Since the world of earwax removal is full of scams (like ear candles) I feel obligated to tell you that The Elephant Ear Washer is a product that actually does seem to work, if you can get over the fact that it looks like a bottle of Windex.
9 October, 2015
This button connects to your Wi-Fi network, and when you push it, Amazon mails you Kraft Macaroni & Cheese Dinner. While the Amazon Dash program started last year with a few buttons for household necessities like detergent and paper towels, it’s been expanded, and you can now have America’s favorite fat-and-carbs delivery system at the push of a button.
If you’re thinking you’ve gotta wash your automatic dinner down with water, nope – there’s a button for Gatorade too. It’s got what plants– I mean people– crave.
8 October, 2015
This is your garden-variety remote-controlled quadcopter, but it’s in the question section, where a man asks if it’s useful for shooting pornography, where the comedians of the world have taken root.
As groanworthy as their jokes might be, the prospect of being able to order one of these drones and have it dropped off at your house by a drone is perhaps worse.
7 October, 2015
While I’m sure that using this induction earpiece might make you feel like a spy, I don’t think that pushing a magnet into your ear canal until it’s touching your eardrum is a wise decision.
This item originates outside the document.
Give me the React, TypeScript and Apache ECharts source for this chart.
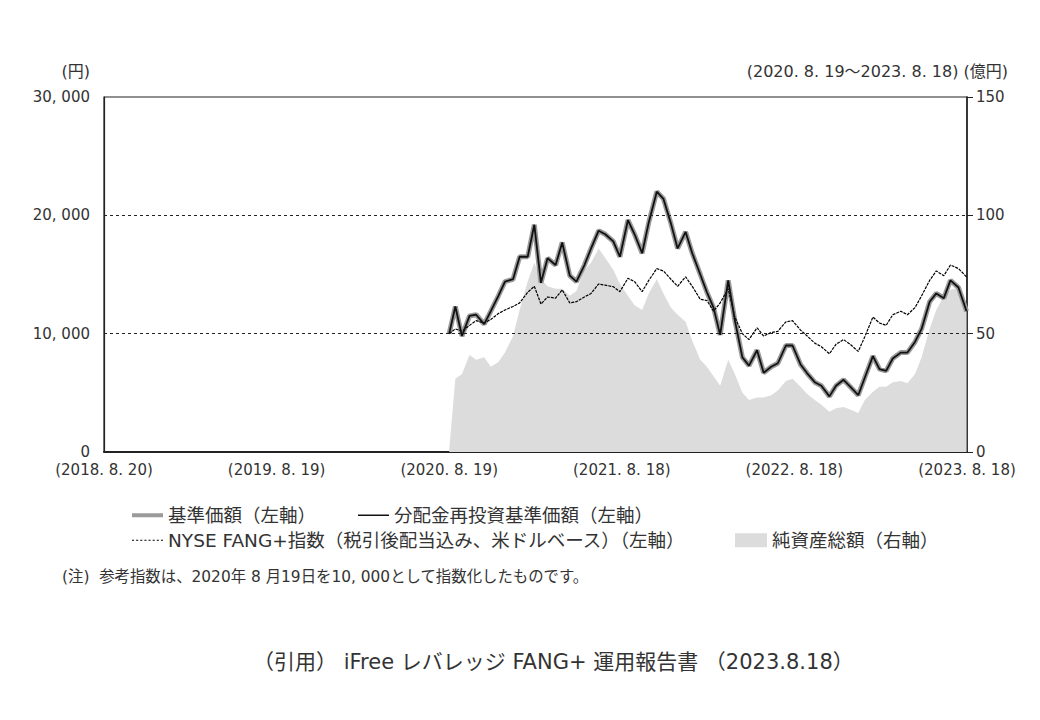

I also doubt that holding a big loop of wire next to your head is an “undetectable” way of listening to audio from your phone.
5 October, 2015
“Don’t worry about being descrete (sic),” says the manufacturer of The Ball Lifter, “there is nothing embarrassing about wearing the ball lifter.” I guess I agree, but not if you’re only wearing the ball lifter and nothing else.
4 October, 2015
I won’t spoil the joy of uncovering the 200 Sexycrets yourself, but let me share this single Sexycret with you, to give you a taste of what lies within:
“Call me your ‘love goddess’ while I’m making you a fellatio.”